Gold and silver appreciated 2.5% and 6.4% respectively over the last 30 days. The metals were boosted primarily by unrest in the Middle East and Ukraine, along with an announcement claiming the European Central Bank may implement a quantitative easing policy in coming months. Although we saw investors take profits on their positions ahead of Janet Yellen’s semiannual testimony, we’ve still seen ample appreciation and view this brief sell-off as a long-term buying opportunity.
Platinum and palladium were on a tear as well, appreciating 3.9% and 7.2% respectively. Although some analysts expected a pullback after members of the Association of Mineworkers and Construction Union returned to work after a 22-week strike, others are expecting further strength. Much of this renewed optimism stems from the fact that 45% of global platinum production was restricted during the five-month strike, which is roughly 60% of South Africa’s—the world’s largest platinum producer—annual production. When you consider that it may take an additional six to eight weeks to get the mines back up to speed, we could see supply crimped even further, which is bullish for prices.

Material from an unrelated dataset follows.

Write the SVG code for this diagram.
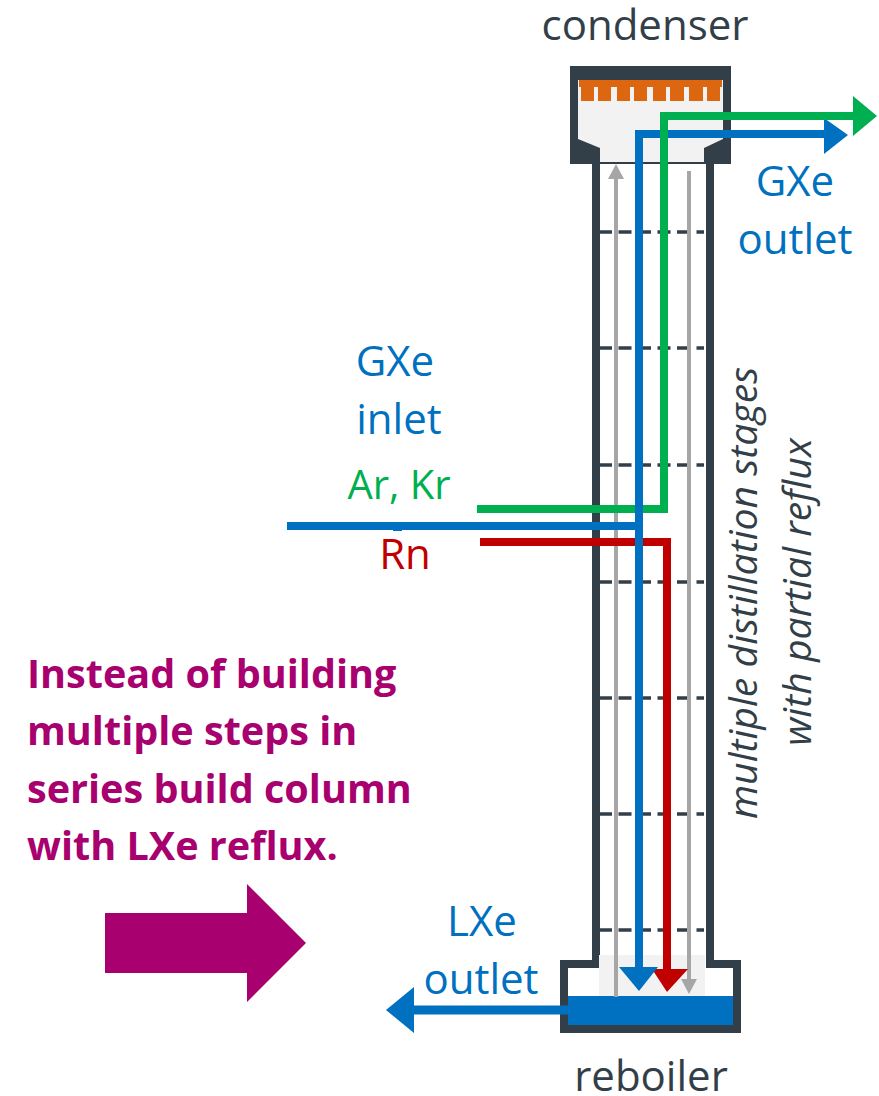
<svg xmlns="http://www.w3.org/2000/svg" width="879" height="1096" viewBox="0 0 879 1096">
<style>
text{font-family:"Open Sans",Lato,sans-serif}
.lbl{font-size:42px;text-anchor:middle}
.b{fill:#0070c0}.d{fill:#333f48}
.pm{font-size:39.6px;font-weight:700;fill:#a8006e}
.rot{font-size:39.2px;font-style:italic;text-anchor:middle;fill:#333f48}
.wall{fill:none;stroke:#333f48;stroke-width:8}
.stage{stroke:#333f48;stroke-width:3.5;stroke-dasharray:13 6.5;fill:none}
.flow{fill:none;stroke-width:8}
</style>
<rect width="879" height="1096" fill="#fff"/>
<g id="column">
<rect x="592" y="160" width="8" height="808" fill="#333f48"/>
<rect x="706" y="160" width="8" height="808" fill="#333f48"/>
<path class="stage" d="M599 232H704M599 348H704M599 465H704M599 582H704M599 698H704M599 814H704M599 930H704"/>
</g>
<g id="condenser">
<path d="M570 66H731V164H570Z" fill="#333f48"/>
<path d="M578 80H723V139L704 148V162H600V148L578 139Z" fill="#f2f2f2"/>
<rect x="579" y="80" width="143" height="7" fill="#dd6611"/>
<g fill="#dd6611"><rect x="581" y="86" width="13" height="15"/><rect x="598" y="86" width="13" height="15"/><rect x="617" y="86" width="13" height="15"/><rect x="634" y="86" width="13" height="15"/><rect x="653" y="86" width="13" height="15"/><rect x="670" y="86" width="14" height="15"/><rect x="689" y="86" width="14" height="15"/><rect x="707" y="86" width="13" height="15"/></g>
</g>
<g id="reboiler">
<rect x="599" y="955" width="106" height="41" fill="#f2f2f2"/>
<path d="M596 964H564V1029H737V964H710" class="wall"/>
<rect x="568" y="996" width="165" height="29" fill="#0070c0"/>
</g>
<g id="connectors">
<path d="M616 178V997" stroke="#a6a6a6" stroke-width="4" fill="none"/>
<path d="M616 164L624 179H608Z" fill="#a6a6a6"/>
<path d="M689 171V980" stroke="#a6a6a6" stroke-width="4" fill="none"/>
<path d="M681 979H697L689 994Z" fill="#a6a6a6"/>
<path class="flow" stroke="#0070c0" d="M639 140V134H825"/>
<path d="M824 118L848 135L824 154Z" fill="#0070c0"/>
<path class="flow" stroke="#00b050" d="M477 509H664V116H855"/>
<path d="M853 96L877 116L853 136Z" fill="#00b050"/>
<path class="flow" stroke="#c00000" d="M480 542H667V970"/>
<path d="M652 969H688L667 992Z" fill="#c00000"/>
<path class="flow" stroke="#0070c0" d="M287 526H642"/>
<rect x="393" y="528" width="9" height="3" fill="#0070c0"/>
<path class="flow" stroke="#0070c0" d="M639 138V967"/>
<path d="M619 967H658L639 991Z" fill="#0070c0"/>
<path d="M414 1010H568" stroke="#0070c0" stroke-width="9" fill="none"/>
<path d="M414 987V1033L386 1010Z" fill="#0070c0"/>
</g>
<g id="big-arrow"><path d="M105 913H247V884L306 943L247 1002V973H105Z" fill="#a8006e"/></g>
<g id="labels">
<text class="lbl d" x="645" y="40">condenser</text>
<text class="lbl b" x="795" y="196">GXe</text>
<text class="lbl b" x="795" y="254">outlet</text>
<text class="lbl b" x="395" y="376">GXe</text>
<text class="lbl b" x="399" y="434">inlet</text>
<text class="lbl" x="399" y="499" fill="#00b050" font-size="40" style="font-size:40px">Ar, Kr</text>
<text class="lbl" x="405" y="569" fill="#c00000">Rn</text>
<text class="lbl b" x="482" y="936">LXe</text>
<text class="lbl b" x="481" y="994">outlet</text>
<text class="lbl d" x="651" y="1091">reboiler</text>
<text class="rot" transform="translate(757 593) rotate(-90)">multiple distillation stages</text>
<text class="rot" transform="translate(811 592) rotate(-90)">with partial reflux</text>
<text class="pm" x="27" y="688">Instead of building</text>
<text class="pm" x="27" y="745">multiple steps in</text>
<text class="pm" x="27" y="803">series build column</text>
<text class="pm" x="27" y="860">with LXe reflux.</text>
</g>
</svg>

All in all, it was a great month for all of our precious metals holdings. Even more encouraging is the broad appeal, as an evenly weighted portfolio of our four main metals would have a realized a return of 5.04% over the last month. Considering that the S&P 500 returned only 1.79% over the same period, you can see why we believe precious metals fit into any diversified portfolio.
As always, we’ll continue to track developments in the precious metals market and will bring any important news to your attention.
The US stock market has been strangely calm as of late, and this has some investors on edge. The VIX—a barometer of near-term expected volatility—has hung far below historic norms for the past few months. As seen in this month’s featured chart, the S&P 500 has now gone 63 days without a 1% daily swing. Before this streak started, the S&P 500 had only experienced trading three days this year with moves of 2% or greater. The last time markets were this quiet was in 1995. The concern is that investors are reluctant to get behind big moves.
Normally, these statistics wouldn’t give investors much pause, but they’re tough to overlook considering the big picture, which includes ultra-low volume and extremely overweight bullish sentiment. A correction may not be imminent, but it’s hard to argue that the US stock market isn’t overdue. The S&P 500 hasn’t had a 10% correction since the summer of 2011.
US equities have defied the odds for some time now. Major indices are hovering just below all-time highs, and equity valuations are stretched by most accounts. Precious metals, on the other hand, look far more attractive. Gold and silver are priced well below their historic highs, and the case for a secular precious metals run has never been stronger. It’s tough to say if the tranquility of the US stock market is calm before the storm, but it’s never too early to take precautionary measures.